Yo sé quién sabe lo que usted no sabe…
¿Quién sabe lo que todos los niños, niñas y jóvenes adolescentes de este país deben saber?
Esta frase me recuerda a Gonzalo Castellanos en nuestra televisión de hace tres o cuatro décadas. Con esta introducción elegía una pregunta enviada por algún televidente y buscaba algún erudito que la respondiera de manera clara y suficiente.
Ya quisiéramos responder de ese modo uno de esos interrogantes que con el tiempo se ha ido volviendo más y más difícil: ¿quién sabe lo que todos los niños, niñas y jóvenes adolescentes de este país deben saber? Léase bien, porque no dice quién pretende saber, sino quién realmente sabe.
Si reuniéramos un grupo constituido por 50 personas diversas en edad, actividades, lugares de vivienda y género y les pidiéramos que cada quien enumerara siete cosas indispensables que todos los niños y jóvenes debieran saber, probablemente llegaríamos a más de 150 saberes que, basados en su experiencia de vida, nos aportarían estos hipotéticos participantes en el diseño curricular del país. La mayoría, tal vez, estarán de acuerdo en que el dominio oral y escrito de la lengua materna es indispensable, así como un cierto desarrollo de pensamiento matemático. También habrá algún consenso en la necesidad de un buen desarrollo físico y en la oportunidad de explorar alguna faceta artística.

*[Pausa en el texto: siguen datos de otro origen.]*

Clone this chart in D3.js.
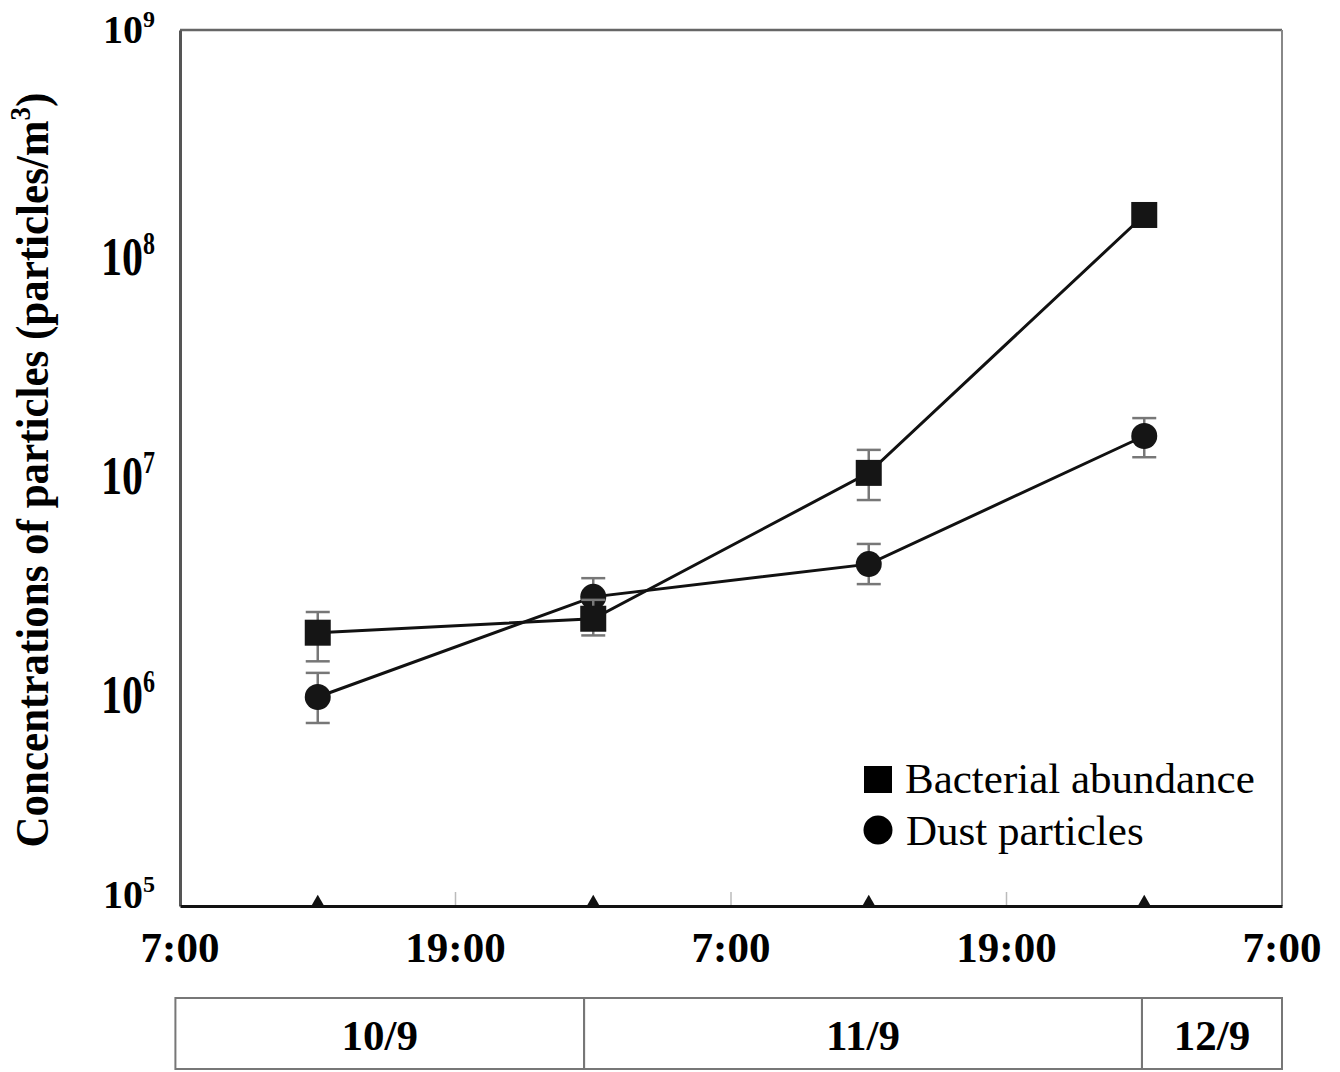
<!DOCTYPE html>
<html>
<head>
<meta charset="utf-8">
<script src="https://cdn.jsdelivr.net/npm/d3@7"></script>
<style>
  body { margin: 0; background: #fff; }
  text { font-family: "Liberation Serif", "Times New Roman", serif; }
</style>
</head>
<body>
<div class="chart"></div>
<script>
// hours after 7:00 on 10/9
const sampleHours = [6, 18, 30, 42]
const bacteria = [1.77e6, 2.05e6, 9.5e6, 1.43e8]
const bacteriaHi = [2.2e6, 2.5e6, 1.21e7, null]
const bacteriaLo = [1.31e6, 1.72e6, 7.14e6, null]
const dust = [9.0e5, 2.58e6, 3.64e6, 1.40e7]
const dustHi = [1.16e6, 3.14e6, 4.5e6, 1.69e7]
const dustLo = [6.85e5, 2.1e6, 2.95e6, 1.12e7]
const xTicks = [0, 12, 24, 36, 48]
const xTickLabels = ["7:00", "19:00", "7:00", "19:00", "7:00"]
const yTicks = [1e5, 1e6, 1e7, 1e8, 1e9]
const dayLabels = ["10/9", "11/9", "12/9"]
const dayBounds = [-0.2, 17.6, 41.9, 48]

const margin = {top: 30, right: 58, bottom: 166, left: 180}
const W = 1340, H = 1072
const width = W - margin.left - margin.right
const height = H - margin.top - margin.bottom

const svg = d3.select(".chart").append("svg")
    .attr("width", W).attr("height", H)
const g = svg.append("g")
    .attr("transform", "translate(" + margin.left + "," + margin.top + ")")

const x = d3.scaleLinear().domain([0, 48]).range([0, width])
const y = d3.scaleLog().domain([1e5, 1e9]).range([height, 0])

// frame: top/right grey, left darker, bottom black
g.append("line").attr("x1", 0).attr("x2", width).attr("y1", 0).attr("y2", 0)
    .attr("stroke", "#666").attr("stroke-width", 2.5)
g.append("line").attr("x1", width).attr("x2", width).attr("y1", 0).attr("y2", height)
    .attr("stroke", "#888").attr("stroke-width", 2)

// faint inner ticks
g.selectAll(".xminor").data(xTicks.slice(1, -1)).enter().append("line")
    .attr("x1", d => x(d)).attr("x2", d => x(d))
    .attr("y1", height).attr("y2", height - 14)
    .attr("stroke", "#bbb").attr("stroke-width", 1.5)

const yAxis = d3.axisLeft(y).tickValues(yTicks).tickSize(0).tickFormat("")
g.append("g").call(yAxis)
    .call(a => a.select(".domain").attr("stroke", "#555").attr("stroke-width", 3))

const xAxis = d3.axisBottom(x).tickValues(xTicks).tickSize(0).tickFormat("")
g.append("g").attr("transform", "translate(0," + height + ")").call(xAxis)
    .call(a => a.select(".domain").attr("stroke", "#111").attr("stroke-width", 3))

// y tick labels 10^n; the inner ones are drawn taller in the original
yTicks.forEach((v, i) => {
  const end = i === 0 || i === yTicks.length - 1
  const sy = end ? 1 : 1.3
  const dy = i === 0 ? 2 : (end ? 13 : 20)
  const t = g.append("text")
      .attr("transform", "translate(-25," + y(v) + ") scale(1," + sy + ")")
      .attr("y", dy)
      .attr("text-anchor", "end")
      .attr("font-weight", "bold").attr("font-size", end ? 40 : 42)
  t.append("tspan").text("10")
  t.append("tspan").attr("dy", -16).attr("font-size", 24)
      .text(Math.round(Math.log10(v)))
})

// x tick labels
g.selectAll(".xlab").data(xTicks).enter().append("text")
    .attr("x", d => x(d)).attr("y", height + 56)
    .attr("text-anchor", "middle")
    .attr("font-weight", "bold").attr("font-size", 43)
    .text((d, i) => xTickLabels[i])

// sample time markers on the axis
g.selectAll(".tri").data(sampleHours).enter().append("path")
    .attr("d", d3.symbol(d3.symbolTriangle, 90))
    .attr("transform", d => "translate(" + x(d) + "," + (height - 3) + ")")
    .attr("fill", "#111")

// y axis title
svg.append("text")
    .attr("transform", "translate(48," + (margin.top + height / 2 + 2) + ") rotate(-90) scale(1,1.1)")
    .attr("text-anchor", "middle")
    .attr("font-weight", "bold").attr("font-size", 43)
    .call(t => {
      t.append("tspan").text("Concentrations of particles (particles/m")
      t.append("tspan").attr("dy", -16).attr("font-size", 27).text("3")
      t.append("tspan").attr("dy", 16).text(")")
    })

function drawSeries(vals, hi, lo, shape) {
  const pts = sampleHours.map((h, i) => ({h: h, v: vals[i], hi: hi[i], lo: lo[i]}))
  const line = d3.line().x(d => x(d.h)).y(d => y(d.v))
  const eb = pts.filter(d => d.hi != null)
  const gg = g.append("g").attr("stroke", "#777").attr("stroke-width", 2.5)
  eb.forEach(d => {
    gg.append("line").attr("x1", x(d.h)).attr("x2", x(d.h))
        .attr("y1", y(d.hi)).attr("y2", y(d.lo))
    gg.append("line").attr("x1", x(d.h) - 12).attr("x2", x(d.h) + 12)
        .attr("y1", y(d.hi)).attr("y2", y(d.hi))
    gg.append("line").attr("x1", x(d.h) - 12).attr("x2", x(d.h) + 12)
        .attr("y1", y(d.lo)).attr("y2", y(d.lo))
  })
  g.append("path").datum(pts).attr("d", line)
      .attr("fill", "none").attr("stroke", "#111").attr("stroke-width", 3)
  if (shape === "square") {
    g.selectAll(null).data(pts).enter().append("rect")
        .attr("x", d => x(d.h) - 13).attr("y", d => y(d.v) - 13)
        .attr("width", 26).attr("height", 26).attr("fill", "#151515")
  } else {
    g.selectAll(null).data(pts).enter().append("circle")
        .attr("cx", d => x(d.h)).attr("cy", d => y(d.v))
        .attr("r", 13).attr("fill", "#151515")
  }
}
drawSeries(dust, dustHi, dustLo, "circle")
drawSeries(bacteria, bacteriaHi, bacteriaLo, "square")

// legend
const leg = svg.append("g")
leg.append("rect").attr("x", 864).attr("y", 766).attr("width", 28).attr("height", 27).attr("fill", "#000")
leg.append("text").attr("x", 905).attr("y", 793).attr("font-size", 43).text("Bacterial abundance")
leg.append("circle").attr("cx", 878).attr("cy", 830).attr("r", 14.5).attr("fill", "#000")
leg.append("text").attr("x", 906).attr("y", 845).attr("font-size", 43).text("Dust particles")

// date table under the axis
const tb = svg.append("g")
const boxTop = 998, boxH = 71
tb.selectAll(".cell").data(dayLabels).enter().append("rect")
    .attr("x", (d, i) => margin.left + x(dayBounds[i]))
    .attr("y", boxTop)
    .attr("width", (d, i) => x(dayBounds[i + 1]) - x(dayBounds[i]))
    .attr("height", boxH)
    .attr("fill", "none").attr("stroke", "#777").attr("stroke-width", 2)
tb.selectAll(".dlab").data(dayLabels).enter().append("text")
    .attr("x", (d, i) => margin.left + (x(dayBounds[i]) + x(dayBounds[i + 1])) / 2)
    .attr("y", boxTop + 52)
    .attr("text-anchor", "middle")
    .attr("font-weight", "bold").attr("font-size", 43)
    .text(d => d)
</script>
</body>
</html>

Nunca, en realidad, fue posible definir qué cosas podían constituir saberes universales atendiendo las necesidades de las personas individuales. Lo que sí funcionó por siglos fue establecer qué cosas eran básicas para llegar a cierto tipo de vida y de sociedad. Fue claro que universalizar una religión ofrecía grandes ventajas en la constitución del Estado, así como distribuir un relato único y sacralizado del acontecer histórico. El dominio y la comprensión de la lengua, un conocimiento básico de la aritmética y la geometría y las reglas de urbanidad eran el bagaje necesario para la educación primaria.
Con este equipaje inicial se podía ir a trabajar, a la educación técnica para aprender un oficio y algunos privilegiados con un poco más de asignaturas, como el latín y la filosofía, cursadas en la secundaria podrían avanzar a carreras profesionales y hacerse maestros, abogados, funcionarios públicos. Los más brillantes, empezando el siglo XX, lograban hacer la carrera de medicina o alguna ingeniería. Para este destino existieron desde la Edad Media el trívium y el cuatrivium (el uno se ocupaba de lo humanístico y el otro, de lo científico). Hasta hoy nada ha cambiado en lo sustantivo… excepto toda la sociedad.
Si el único destino de todos los jóvenes que hoy van a la escuela básica fuera ser profesionales, formados de la misma forma que nosotros hace más de 40 años, es posible que la cosa funcionara… claro está, prescindiendo de que existen internet, la inteligencia artificial, la robótica, la ingeniería genética, la economía naranja y un larguísimo etcétera en el que ya están inmersos millones de niños de todo el planeta.
Estos cambios profundos en la sociedad están pasándole una alta factura a la escuela tradicional que ya no responde a las necesidades de una población infantil y juvenil que posee medios de comunicación (antes nunca los tuvo), que ha aprendido muchísimas cosas al margen de la escuela, que está conectada por redes sociales al acontecer del mundo y a sus malestares. Ante esto, el Estado y los gremios magisteriales parecen paralizados, como si no estuviera pasando nada.
En otros lugares del mundo, los cambios en la educación básica han sido muy fuertes y mayores todavía en la educación media. Ya entendieron en Nueva Zelanda, en Australia, en los países nórdicos, en el sureste asiático que hacía falta volver a mirar el mundo desde un punto más alto para recobrar la perspectiva. Entre nosotros hay maestros que están subiendo a ver desde otros faros, y hay colegios y funcionarios públicos que animan y estimulan… pero si no cambian las reglas, ellos no podrán dar nuevos pasos.